#### Excerpted data
###

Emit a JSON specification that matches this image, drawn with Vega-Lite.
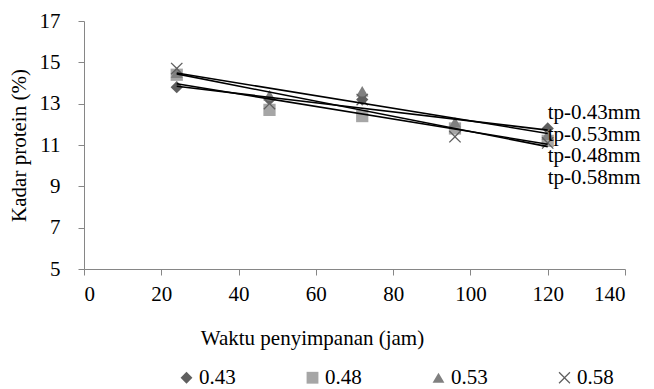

###

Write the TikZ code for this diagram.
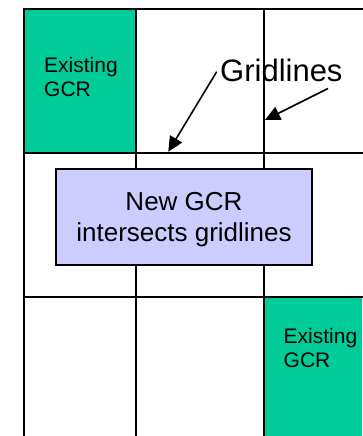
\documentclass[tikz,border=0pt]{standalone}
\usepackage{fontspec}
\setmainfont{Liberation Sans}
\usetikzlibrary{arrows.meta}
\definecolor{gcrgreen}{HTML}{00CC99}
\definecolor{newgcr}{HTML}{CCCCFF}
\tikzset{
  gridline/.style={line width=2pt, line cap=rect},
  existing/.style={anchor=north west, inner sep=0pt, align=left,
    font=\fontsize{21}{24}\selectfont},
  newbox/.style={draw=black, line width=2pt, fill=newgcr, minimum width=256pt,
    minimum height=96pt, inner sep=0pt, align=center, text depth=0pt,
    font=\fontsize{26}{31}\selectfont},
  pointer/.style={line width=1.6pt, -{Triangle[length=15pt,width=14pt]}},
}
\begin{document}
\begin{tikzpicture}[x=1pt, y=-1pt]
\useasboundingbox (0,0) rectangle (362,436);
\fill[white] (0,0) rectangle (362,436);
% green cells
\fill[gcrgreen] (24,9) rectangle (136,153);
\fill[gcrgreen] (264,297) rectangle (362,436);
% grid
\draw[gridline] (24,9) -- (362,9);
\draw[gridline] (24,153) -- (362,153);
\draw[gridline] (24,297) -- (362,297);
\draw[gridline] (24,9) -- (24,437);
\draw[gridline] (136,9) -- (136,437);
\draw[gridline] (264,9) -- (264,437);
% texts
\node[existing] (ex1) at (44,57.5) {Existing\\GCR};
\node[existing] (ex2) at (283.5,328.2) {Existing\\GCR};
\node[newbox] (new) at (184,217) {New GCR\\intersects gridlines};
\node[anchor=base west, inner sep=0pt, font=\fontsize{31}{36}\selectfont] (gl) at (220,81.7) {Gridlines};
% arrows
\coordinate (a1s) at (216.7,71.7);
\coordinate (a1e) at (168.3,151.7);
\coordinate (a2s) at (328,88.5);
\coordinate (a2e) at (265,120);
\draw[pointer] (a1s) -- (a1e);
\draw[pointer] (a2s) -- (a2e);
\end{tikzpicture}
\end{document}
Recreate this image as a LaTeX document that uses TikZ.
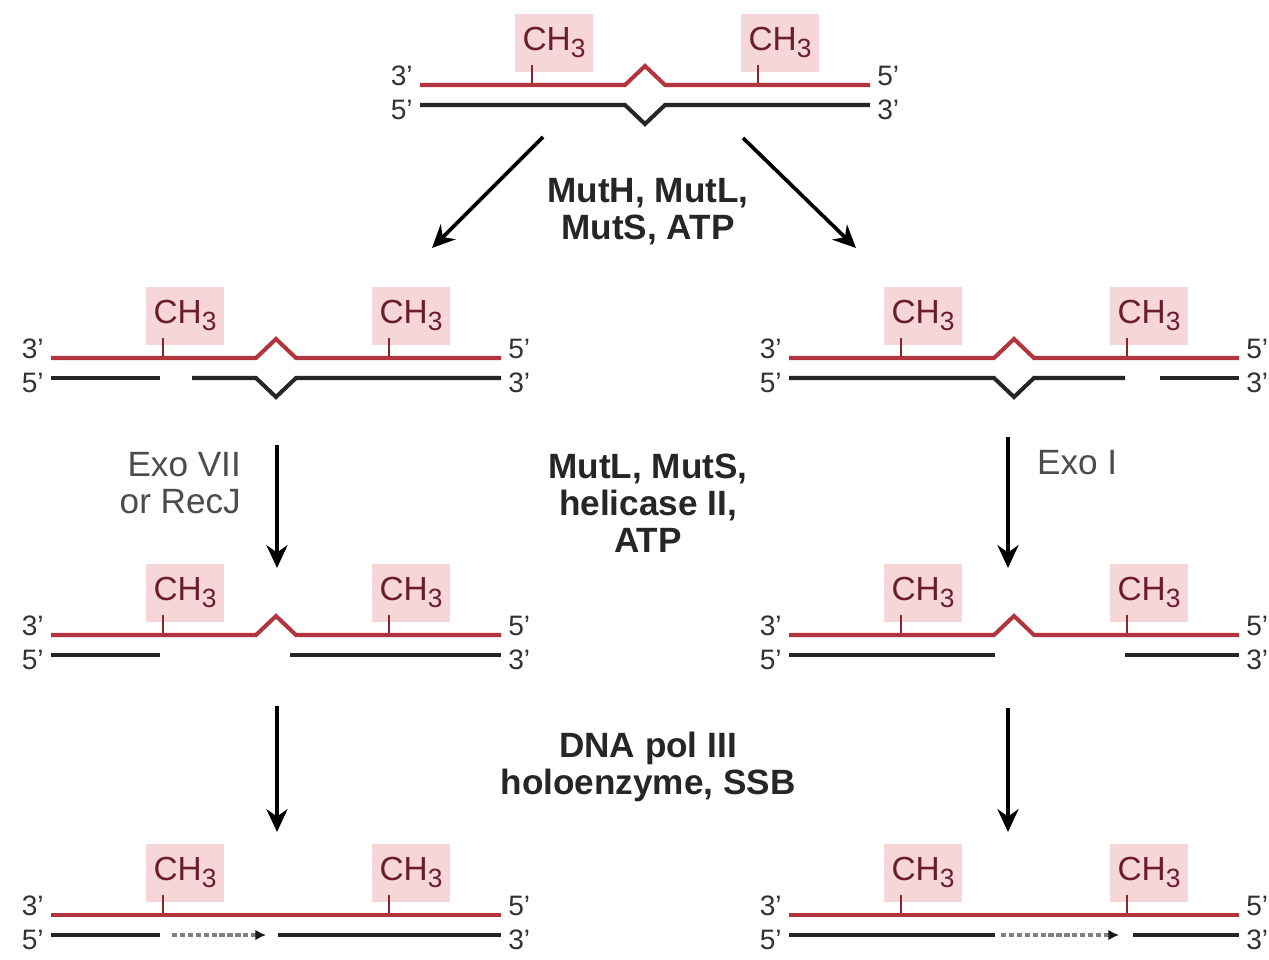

###

#### What this task involves
Above are entries; state the number of lines among them that contain "image", and nothing else.

#### Response
2